# START OF Recorded information
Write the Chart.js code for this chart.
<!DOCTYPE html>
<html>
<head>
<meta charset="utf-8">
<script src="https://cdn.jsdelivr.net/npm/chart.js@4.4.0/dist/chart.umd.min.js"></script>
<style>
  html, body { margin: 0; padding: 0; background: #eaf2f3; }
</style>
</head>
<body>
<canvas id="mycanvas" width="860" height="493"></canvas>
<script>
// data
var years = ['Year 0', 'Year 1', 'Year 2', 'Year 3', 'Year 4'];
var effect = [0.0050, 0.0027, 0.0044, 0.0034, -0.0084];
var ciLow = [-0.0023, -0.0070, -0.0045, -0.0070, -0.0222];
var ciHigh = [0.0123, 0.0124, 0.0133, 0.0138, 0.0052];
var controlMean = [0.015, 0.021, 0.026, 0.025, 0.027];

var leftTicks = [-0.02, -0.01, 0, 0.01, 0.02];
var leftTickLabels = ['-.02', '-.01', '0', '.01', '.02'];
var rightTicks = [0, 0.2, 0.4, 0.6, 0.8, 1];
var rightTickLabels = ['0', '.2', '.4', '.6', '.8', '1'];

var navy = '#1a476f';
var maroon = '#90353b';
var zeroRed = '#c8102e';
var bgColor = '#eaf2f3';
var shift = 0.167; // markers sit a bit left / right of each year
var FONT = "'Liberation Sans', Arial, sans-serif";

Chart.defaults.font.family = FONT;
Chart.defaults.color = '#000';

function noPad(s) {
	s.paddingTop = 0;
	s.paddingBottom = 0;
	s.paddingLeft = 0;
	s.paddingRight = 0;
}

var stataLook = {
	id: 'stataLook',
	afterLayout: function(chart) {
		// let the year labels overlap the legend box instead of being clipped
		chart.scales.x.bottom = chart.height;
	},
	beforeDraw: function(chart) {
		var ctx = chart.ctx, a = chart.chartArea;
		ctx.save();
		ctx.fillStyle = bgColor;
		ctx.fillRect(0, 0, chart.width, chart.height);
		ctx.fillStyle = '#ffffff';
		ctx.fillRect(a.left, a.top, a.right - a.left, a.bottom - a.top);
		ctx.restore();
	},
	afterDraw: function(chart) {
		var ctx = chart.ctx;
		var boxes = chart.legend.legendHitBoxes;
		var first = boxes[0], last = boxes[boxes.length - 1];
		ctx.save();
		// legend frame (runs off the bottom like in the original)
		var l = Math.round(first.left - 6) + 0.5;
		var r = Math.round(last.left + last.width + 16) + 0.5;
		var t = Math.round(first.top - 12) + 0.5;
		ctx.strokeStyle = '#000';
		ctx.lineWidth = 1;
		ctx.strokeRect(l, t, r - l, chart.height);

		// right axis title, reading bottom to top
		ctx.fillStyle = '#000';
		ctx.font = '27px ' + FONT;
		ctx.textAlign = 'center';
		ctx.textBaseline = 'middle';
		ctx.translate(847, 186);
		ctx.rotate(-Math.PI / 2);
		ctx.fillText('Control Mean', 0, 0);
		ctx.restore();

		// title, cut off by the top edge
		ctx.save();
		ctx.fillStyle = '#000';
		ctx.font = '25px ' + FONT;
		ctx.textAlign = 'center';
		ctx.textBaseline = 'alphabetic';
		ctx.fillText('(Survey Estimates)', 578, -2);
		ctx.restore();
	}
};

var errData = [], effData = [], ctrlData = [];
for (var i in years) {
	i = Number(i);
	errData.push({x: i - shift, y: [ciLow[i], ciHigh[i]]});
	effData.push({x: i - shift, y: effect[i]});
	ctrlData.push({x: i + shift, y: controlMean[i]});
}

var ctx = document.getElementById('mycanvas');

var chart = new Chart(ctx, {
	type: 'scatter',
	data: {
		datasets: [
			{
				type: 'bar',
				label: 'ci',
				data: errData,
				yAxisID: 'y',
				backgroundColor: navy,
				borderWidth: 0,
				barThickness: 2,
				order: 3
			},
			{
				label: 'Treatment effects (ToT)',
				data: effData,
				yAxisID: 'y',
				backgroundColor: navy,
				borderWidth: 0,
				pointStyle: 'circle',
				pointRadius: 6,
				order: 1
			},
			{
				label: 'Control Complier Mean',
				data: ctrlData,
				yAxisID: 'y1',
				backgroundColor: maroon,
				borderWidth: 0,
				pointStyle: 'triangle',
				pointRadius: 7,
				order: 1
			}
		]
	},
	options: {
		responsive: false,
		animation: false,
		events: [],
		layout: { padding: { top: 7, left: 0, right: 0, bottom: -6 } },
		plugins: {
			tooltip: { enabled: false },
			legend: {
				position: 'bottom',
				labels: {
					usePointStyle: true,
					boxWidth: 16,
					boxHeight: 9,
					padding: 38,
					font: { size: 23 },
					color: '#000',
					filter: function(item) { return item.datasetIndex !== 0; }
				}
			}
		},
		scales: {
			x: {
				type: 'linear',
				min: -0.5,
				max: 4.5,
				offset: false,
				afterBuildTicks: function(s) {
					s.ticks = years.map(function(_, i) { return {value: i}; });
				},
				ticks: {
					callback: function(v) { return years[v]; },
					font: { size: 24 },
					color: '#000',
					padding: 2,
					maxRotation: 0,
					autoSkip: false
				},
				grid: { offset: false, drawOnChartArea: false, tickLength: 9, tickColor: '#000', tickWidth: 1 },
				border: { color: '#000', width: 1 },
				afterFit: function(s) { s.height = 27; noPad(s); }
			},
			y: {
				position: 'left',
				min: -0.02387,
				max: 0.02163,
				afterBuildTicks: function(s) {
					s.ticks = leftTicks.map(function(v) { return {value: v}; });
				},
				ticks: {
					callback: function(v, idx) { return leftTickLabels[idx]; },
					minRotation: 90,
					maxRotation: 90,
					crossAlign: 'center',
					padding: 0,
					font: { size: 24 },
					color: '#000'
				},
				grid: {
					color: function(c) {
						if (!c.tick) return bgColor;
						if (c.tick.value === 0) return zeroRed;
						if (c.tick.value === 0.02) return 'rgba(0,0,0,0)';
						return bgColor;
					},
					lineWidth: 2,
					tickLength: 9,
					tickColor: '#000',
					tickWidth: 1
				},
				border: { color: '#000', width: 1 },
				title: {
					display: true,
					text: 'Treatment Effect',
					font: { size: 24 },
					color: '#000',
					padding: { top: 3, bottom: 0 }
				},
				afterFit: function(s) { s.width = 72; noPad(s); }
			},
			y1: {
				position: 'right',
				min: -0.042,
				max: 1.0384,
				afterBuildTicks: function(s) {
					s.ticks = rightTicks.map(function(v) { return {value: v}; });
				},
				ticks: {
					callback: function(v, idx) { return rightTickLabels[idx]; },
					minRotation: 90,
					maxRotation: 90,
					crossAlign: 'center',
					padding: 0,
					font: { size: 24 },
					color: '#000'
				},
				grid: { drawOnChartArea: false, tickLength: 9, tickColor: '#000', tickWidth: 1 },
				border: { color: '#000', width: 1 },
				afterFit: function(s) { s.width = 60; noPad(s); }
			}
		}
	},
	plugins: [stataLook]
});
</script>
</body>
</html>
# END OF Recorded information
— Set exercise —
Retype all of the material above with every character intact.

— The completed task —
Write the Chart.js code for this chart.
<!DOCTYPE html>
<html>
<head>
<meta charset="utf-8">
<script src="https://cdn.jsdelivr.net/npm/chart.js@4.4.0/dist/chart.umd.min.js"></script>
<style>
  html, body { margin: 0; padding: 0; background: #eaf2f3; }
</style>
</head>
<body>
<canvas id="mycanvas" width="860" height="493"></canvas>
<script>
// data
var years = ['Year 0', 'Year 1', 'Year 2', 'Year 3', 'Year 4'];
var effect = [0.0050, 0.0027, 0.0044, 0.0034, -0.0084];
var ciLow = [-0.0023, -0.0070, -0.0045, -0.0070, -0.0222];
var ciHigh = [0.0123, 0.0124, 0.0133, 0.0138, 0.0052];
var controlMean = [0.015, 0.021, 0.026, 0.025, 0.027];

var leftTicks = [-0.02, -0.01, 0, 0.01, 0.02];
var leftTickLabels = ['-.02', '-.01', '0', '.01', '.02'];
var rightTicks = [0, 0.2, 0.4, 0.6, 0.8, 1];
var rightTickLabels = ['0', '.2', '.4', '.6', '.8', '1'];

var navy = '#1a476f';
var maroon = '#90353b';
var zeroRed = '#c8102e';
var bgColor = '#eaf2f3';
var shift = 0.167; // markers sit a bit left / right of each year
var FONT = "'Liberation Sans', Arial, sans-serif";

Chart.defaults.font.family = FONT;
Chart.defaults.color = '#000';

function noPad(s) {
	s.paddingTop = 0;
	s.paddingBottom = 0;
	s.paddingLeft = 0;
	s.paddingRight = 0;
}

var stataLook = {
	id: 'stataLook',
	afterLayout: function(chart) {
		// let the year labels overlap the legend box instead of being clipped
		chart.scales.x.bottom = chart.height;
	},
	beforeDraw: function(chart) {
		var ctx = chart.ctx, a = chart.chartArea;
		ctx.save();
		ctx.fillStyle = bgColor;
		ctx.fillRect(0, 0, chart.width, chart.height);
		ctx.fillStyle = '#ffffff';
		ctx.fillRect(a.left, a.top, a.right - a.left, a.bottom - a.top);
		ctx.restore();
	},
	afterDraw: function(chart) {
		var ctx = chart.ctx;
		var boxes = chart.legend.legendHitBoxes;
		var first = boxes[0], last = boxes[boxes.length - 1];
		ctx.save();
		// legend frame (runs off the bottom like in the original)
		var l = Math.round(first.left - 6) + 0.5;
		var r = Math.round(last.left + last.width + 16) + 0.5;
		var t = Math.round(first.top - 12) + 0.5;
		ctx.strokeStyle = '#000';
		ctx.lineWidth = 1;
		ctx.strokeRect(l, t, r - l, chart.height);

		// right axis title, reading bottom to top
		ctx.fillStyle = '#000';
		ctx.font = '27px ' + FONT;
		ctx.textAlign = 'center';
		ctx.textBaseline = 'middle';
		ctx.translate(847, 186);
		ctx.rotate(-Math.PI / 2);
		ctx.fillText('Control Mean', 0, 0);
		ctx.restore();

		// title, cut off by the top edge
		ctx.save();
		ctx.fillStyle = '#000';
		ctx.font = '25px ' + FONT;
		ctx.textAlign = 'center';
		ctx.textBaseline = 'alphabetic';
		ctx.fillText('(Survey Estimates)', 578, -2);
		ctx.restore();
	}
};

var errData = [], effData = [], ctrlData = [];
for (var i in years) {
	i = Number(i);
	errData.push({x: i - shift, y: [ciLow[i], ciHigh[i]]});
	effData.push({x: i - shift, y: effect[i]});
	ctrlData.push({x: i + shift, y: controlMean[i]});
}

var ctx = document.getElementById('mycanvas');

var chart = new Chart(ctx, {
	type: 'scatter',
	data: {
		datasets: [
			{
				type: 'bar',
				label: 'ci',
				data: errData,
				yAxisID: 'y',
				backgroundColor: navy,
				borderWidth: 0,
				barThickness: 2,
				order: 3
			},
			{
				label: 'Treatment effects (ToT)',
				data: effData,
				yAxisID: 'y',
				backgroundColor: navy,
				borderWidth: 0,
				pointStyle: 'circle',
				pointRadius: 6,
				order: 1
			},
			{
				label: 'Control Complier Mean',
				data: ctrlData,
				yAxisID: 'y1',
				backgroundColor: maroon,
				borderWidth: 0,
				pointStyle: 'triangle',
				pointRadius: 7,
				order: 1
			}
		]
	},
	options: {
		responsive: false,
		animation: false,
		events: [],
		layout: { padding: { top: 7, left: 0, right: 0, bottom: -6 } },
		plugins: {
			tooltip: { enabled: false },
			legend: {
				position: 'bottom',
				labels: {
					usePointStyle: true,
					boxWidth: 16,
					boxHeight: 9,
					padding: 38,
					font: { size: 23 },
					color: '#000',
					filter: function(item) { return item.datasetIndex !== 0; }
				}
			}
		},
		scales: {
			x: {
				type: 'linear',
				min: -0.5,
				max: 4.5,
				offset: false,
				afterBuildTicks: function(s) {
					s.ticks = years.map(function(_, i) { return {value: i}; });
				},
				ticks: {
					callback: function(v) { return years[v]; },
					font: { size: 24 },
					color: '#000',
					padding: 2,
					maxRotation: 0,
					autoSkip: false
				},
				grid: { offset: false, drawOnChartArea: false, tickLength: 9, tickColor: '#000', tickWidth: 1 },
				border: { color: '#000', width: 1 },
				afterFit: function(s) { s.height = 27; noPad(s); }
			},
			y: {
				position: 'left',
				min: -0.02387,
				max: 0.02163,
				afterBuildTicks: function(s) {
					s.ticks = leftTicks.map(function(v) { return {value: v}; });
				},
				ticks: {
					callback: function(v, idx) { return leftTickLabels[idx]; },
					minRotation: 90,
					maxRotation: 90,
					crossAlign: 'center',
					padding: 0,
					font: { size: 24 },
					color: '#000'
				},
				grid: {
					color: function(c) {
						if (!c.tick) return bgColor;
						if (c.tick.value === 0) return zeroRed;
						if (c.tick.value === 0.02) return 'rgba(0,0,0,0)';
						return bgColor;
					},
					lineWidth: 2,
					tickLength: 9,
					tickColor: '#000',
					tickWidth: 1
				},
				border: { color: '#000', width: 1 },
				title: {
					display: true,
					text: 'Treatment Effect',
					font: { size: 24 },
					color: '#000',
					padding: { top: 3, bottom: 0 }
				},
				afterFit: function(s) { s.width = 72; noPad(s); }
			},
			y1: {
				position: 'right',
				min: -0.042,
				max: 1.0384,
				afterBuildTicks: function(s) {
					s.ticks = rightTicks.map(function(v) { return {value: v}; });
				},
				ticks: {
					callback: function(v, idx) { return rightTickLabels[idx]; },
					minRotation: 90,
					maxRotation: 90,
					crossAlign: 'center',
					padding: 0,
					font: { size: 24 },
					color: '#000'
				},
				grid: { drawOnChartArea: false, tickLength: 9, tickColor: '#000', tickWidth: 1 },
				border: { color: '#000', width: 1 },
				afterFit: function(s) { s.width = 60; noPad(s); }
			}
		}
	},
	plugins: [stataLook]
});
</script>
</body>
</html>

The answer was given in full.